Спиридон с женщинами сразу же удалился в свой дом, а Капитон, юноша, тут же начал брататься с моряками. Василий зашёл к нам, чтобы сказать, что прибыл староста, и в компании с ним и мистером Даненхауэром мы отправились к «большому начальнику». Он был флегматичным и медлительным, и не пытался завязать разговор или вообще стараться быть хоть сколько-нибудь любезным. Принесли большой чайник чая, который я приказал приготовить в нашей хижине, и мы выпили его из глиняных чашек, которые принесли женщины. Затем Спиридон сообщил мне, что Капитон, который был его протеже и хорошим лоцманом, проведёт нас в следующую населённую деревню. Тут Василий объяснил старосте, что нам нечего есть, и перед нашим уходом тот дал нам пять потрошённых гусей. Вскоре мы собрали наши немногочисленные пожитки и, воодушевлённые, отправились в путь; наш добрый друг Василий с шапкой в руках стоял на берегу и кланялся нам на прощанье. Капитон и Харанай сели к нам, а Фёдор поплыл на своей лодке, а время от времени на буксире за нашим вельботом.
Сначала между туземцами не было разногласий относительно курса, которым мы должны следовать; но вскоре мы оказались в месте, где каждый указывал своё направление, и, поскольку Капитон был главным лоцманом, я пошёл в указанную им сторону и вскоре мы оказались в слишком мелком для вельбота месте. Мы этому вовсе не удивились, так как уже не верили, что туземцы когда-нибудь поймут, что вельбот имеет осадку на два фута больше, чем их лодки. Мы попали на мель при попутном ветре и потому были вынуждены сниматься с неё против ветра и течения. Туземцы заверили меня, что мы доберёмся до деревни этой же ночью, но мы настолько задержались в этой извилистой и мелководной протоке, что пришлось снова остановиться и переночевать, что мы и сделали в двух старых хижинах, попавшихся по пути.

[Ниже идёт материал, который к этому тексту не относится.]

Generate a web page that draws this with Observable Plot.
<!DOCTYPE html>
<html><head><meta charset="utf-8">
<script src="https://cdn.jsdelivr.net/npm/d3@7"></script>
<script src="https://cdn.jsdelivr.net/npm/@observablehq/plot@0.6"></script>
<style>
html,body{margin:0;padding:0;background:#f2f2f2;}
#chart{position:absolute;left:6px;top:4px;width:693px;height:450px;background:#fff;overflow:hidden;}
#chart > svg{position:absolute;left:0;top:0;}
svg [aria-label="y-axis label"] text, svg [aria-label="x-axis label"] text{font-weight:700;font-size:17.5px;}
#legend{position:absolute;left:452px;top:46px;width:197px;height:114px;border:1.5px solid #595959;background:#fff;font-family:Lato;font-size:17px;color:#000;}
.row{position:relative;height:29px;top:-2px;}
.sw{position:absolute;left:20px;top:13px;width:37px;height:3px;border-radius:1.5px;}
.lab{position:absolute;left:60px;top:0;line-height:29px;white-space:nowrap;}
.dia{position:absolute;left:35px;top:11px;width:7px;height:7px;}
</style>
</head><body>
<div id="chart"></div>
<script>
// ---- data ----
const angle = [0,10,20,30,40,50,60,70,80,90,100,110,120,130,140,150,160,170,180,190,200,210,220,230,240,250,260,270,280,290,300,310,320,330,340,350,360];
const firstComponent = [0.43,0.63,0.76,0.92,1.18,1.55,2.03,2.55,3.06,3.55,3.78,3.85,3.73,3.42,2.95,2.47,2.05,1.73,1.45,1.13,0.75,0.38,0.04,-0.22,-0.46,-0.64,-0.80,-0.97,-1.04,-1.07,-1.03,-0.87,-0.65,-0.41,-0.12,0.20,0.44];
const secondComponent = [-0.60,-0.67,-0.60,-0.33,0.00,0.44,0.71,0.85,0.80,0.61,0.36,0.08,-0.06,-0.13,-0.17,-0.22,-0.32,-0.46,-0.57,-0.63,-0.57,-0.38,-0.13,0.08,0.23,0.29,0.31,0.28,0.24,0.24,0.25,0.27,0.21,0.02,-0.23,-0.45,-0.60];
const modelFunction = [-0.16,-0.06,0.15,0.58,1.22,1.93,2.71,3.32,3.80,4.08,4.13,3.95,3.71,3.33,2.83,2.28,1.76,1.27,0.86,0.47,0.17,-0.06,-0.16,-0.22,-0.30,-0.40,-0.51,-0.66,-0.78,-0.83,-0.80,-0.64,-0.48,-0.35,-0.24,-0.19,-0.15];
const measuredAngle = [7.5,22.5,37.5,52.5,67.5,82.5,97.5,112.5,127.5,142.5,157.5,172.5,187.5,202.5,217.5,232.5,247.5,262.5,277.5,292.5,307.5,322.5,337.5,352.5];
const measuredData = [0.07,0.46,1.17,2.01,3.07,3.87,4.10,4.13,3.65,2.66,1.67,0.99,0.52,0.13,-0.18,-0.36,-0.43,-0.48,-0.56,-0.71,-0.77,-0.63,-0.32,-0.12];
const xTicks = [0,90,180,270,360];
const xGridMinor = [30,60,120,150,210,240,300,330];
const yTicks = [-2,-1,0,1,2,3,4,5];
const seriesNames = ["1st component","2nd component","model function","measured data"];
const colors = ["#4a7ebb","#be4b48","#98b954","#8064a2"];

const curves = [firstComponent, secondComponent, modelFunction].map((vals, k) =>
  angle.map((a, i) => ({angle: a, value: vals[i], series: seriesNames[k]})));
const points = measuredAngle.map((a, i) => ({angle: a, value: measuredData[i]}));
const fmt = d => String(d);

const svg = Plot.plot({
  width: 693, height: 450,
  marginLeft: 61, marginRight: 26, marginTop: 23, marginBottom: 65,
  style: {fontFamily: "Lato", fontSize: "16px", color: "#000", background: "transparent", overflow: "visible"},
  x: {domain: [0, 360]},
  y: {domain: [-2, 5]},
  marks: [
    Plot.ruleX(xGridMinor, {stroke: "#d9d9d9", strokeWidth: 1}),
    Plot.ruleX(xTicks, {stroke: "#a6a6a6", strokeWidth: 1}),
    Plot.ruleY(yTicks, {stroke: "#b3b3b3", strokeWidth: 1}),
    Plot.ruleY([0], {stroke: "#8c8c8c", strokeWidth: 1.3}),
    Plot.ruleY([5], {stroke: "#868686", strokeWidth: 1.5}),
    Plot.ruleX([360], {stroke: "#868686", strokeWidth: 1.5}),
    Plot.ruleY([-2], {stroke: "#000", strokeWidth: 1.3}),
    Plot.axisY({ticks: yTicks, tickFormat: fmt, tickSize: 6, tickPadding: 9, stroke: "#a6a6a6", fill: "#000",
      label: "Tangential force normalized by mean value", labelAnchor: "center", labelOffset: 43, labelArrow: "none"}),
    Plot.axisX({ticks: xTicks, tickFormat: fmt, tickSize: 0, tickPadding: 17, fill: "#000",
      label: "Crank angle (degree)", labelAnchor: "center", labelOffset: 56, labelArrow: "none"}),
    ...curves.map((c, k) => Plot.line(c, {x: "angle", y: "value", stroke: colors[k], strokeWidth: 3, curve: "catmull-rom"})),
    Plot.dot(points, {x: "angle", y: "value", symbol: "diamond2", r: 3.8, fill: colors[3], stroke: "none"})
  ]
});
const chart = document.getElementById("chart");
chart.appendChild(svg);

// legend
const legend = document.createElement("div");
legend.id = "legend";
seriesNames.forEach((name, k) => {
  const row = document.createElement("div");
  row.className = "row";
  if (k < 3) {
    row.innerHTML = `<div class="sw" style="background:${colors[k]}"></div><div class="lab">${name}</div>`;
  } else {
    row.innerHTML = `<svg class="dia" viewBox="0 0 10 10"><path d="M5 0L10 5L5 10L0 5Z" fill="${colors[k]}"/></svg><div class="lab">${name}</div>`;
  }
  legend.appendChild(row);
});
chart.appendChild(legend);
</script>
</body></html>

Я сварил наших гусей; они оказалось весьма «с душком» и возбудили бы аппетит какого-нибудь самого изощрённого гурмана за пределами арктических регионов, где такое мясо хоть и востребовано, но, скорее, по личным пристрастиям, а не по необходимости; ибо, хотя лёд в Арктике в постоянном изобилии, всё же в летние месяцы настолько тепло, что, если туземцы не построят ледники, дичь, которую они добывают в летнее время, так же легко испортится в устье Лены, как и в Нью-Йорке. Склады и хижины строят на высоких берегах реки, чтобы по возможности избежать наводнений, которые временами заливают всю дельту, так что обычный сибирский ледник здесь невозможен. Затем, опять же, для этих людей это большое и хлопотное дело – выкопать подвал с помощью имеющихся в их распоряжении инструментов, а это только деревянная лопата с окованным железом лезвием. Железо для такой оковки покупается у торговцев, а сама лопата изготавливается чаще всего из ели. Такой инструмент используется всеми туземцами и составляет часть их зимнего снаряжения для очистки от снега их лисьих ловушек. В районе Якутска земля постоянно промерзает на среднюю глубину сорок семь футов[42]

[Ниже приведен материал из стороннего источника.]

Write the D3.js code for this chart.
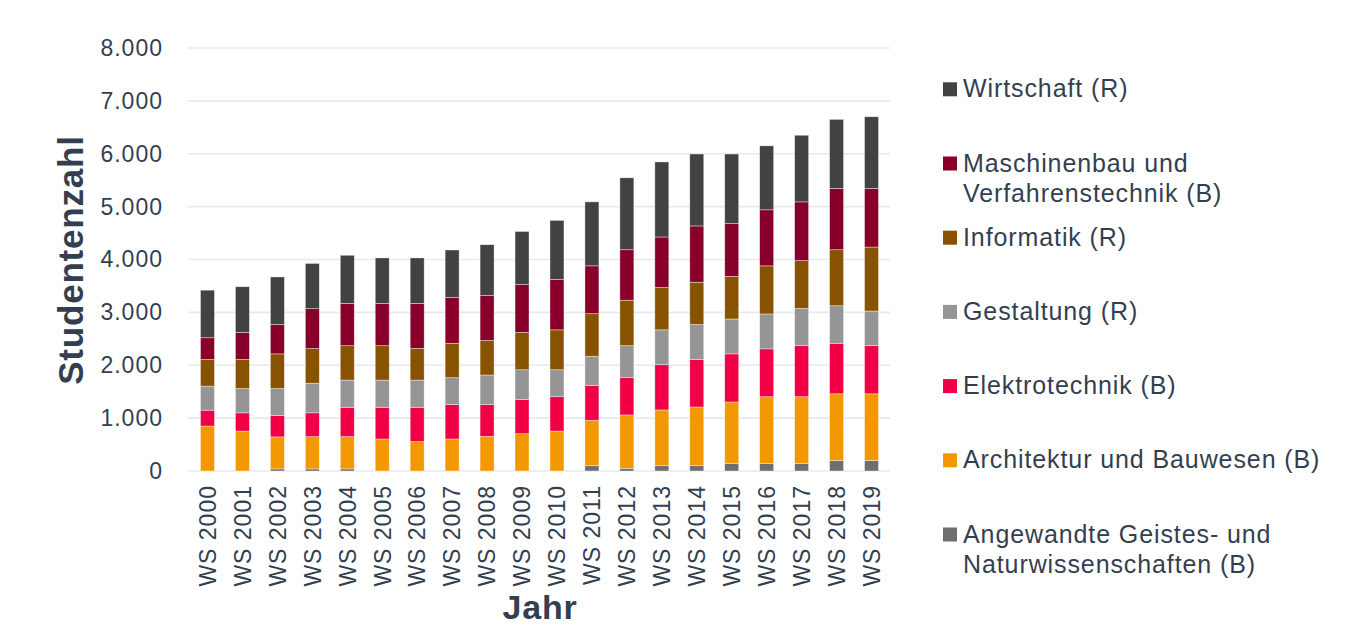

, и когда нужно вырыть погреб, то сначала на его месте разводят костёр, который оттаивает несколько дюймов земли, её удаляют, снова разводят костёр, оттаивают следующие несколько дюймов и таким образом продолжают до тех пор, пока не будет достигнута нужная глубина. Стенки ямы укрепляют круглыми брёвнами, делают потолок, зимой всё замерзает, как камень, и таким образом получается круглогодичный ледяной погреб.Этим длинным отступлением я просто хотел сказать, что наши древние и пахучие гуси не хранились в леднике; но так как прошло уже много времени с тех пор, как мы ели приличную еду, и могло пройти ещё больше, прежде чем представится следующая такая возможность, то мы поглотили их и легли спать. На следующее утро было удивительно, как хорошо все чувствовали себя после ночного отдыха. Конечно, тем из нас, у которых ещё не зажили обморожения, лучше не стало и двигаться было всё так же мучительно; но когда мы сидели в лодке, то были бодры и сильны духом, а выше пояса – и телом. Боль в ногах переносились безропотно до конца каждого второго часа, когда надо было сменяться на вёслах. А уж тогда пострадавшие сыпали проклятиями с удвоенной силой, и их реплики не всегда были выдержаны в примирительных и ласковых выражениях. Тем не менее, в целом, каждый был внимателен к удобству других, и было очень мало проявлений неприязни, кроме этих кратковременных и простительных вспышек гнева; а если вспомнить, как переполнена была лодка – по двое мужчин на каждой скамейке, и конечности почти у всех болят, как от огня, – неудивительно, что при каждом резком толчке лодки у кого-нибудь вырывался крик боли.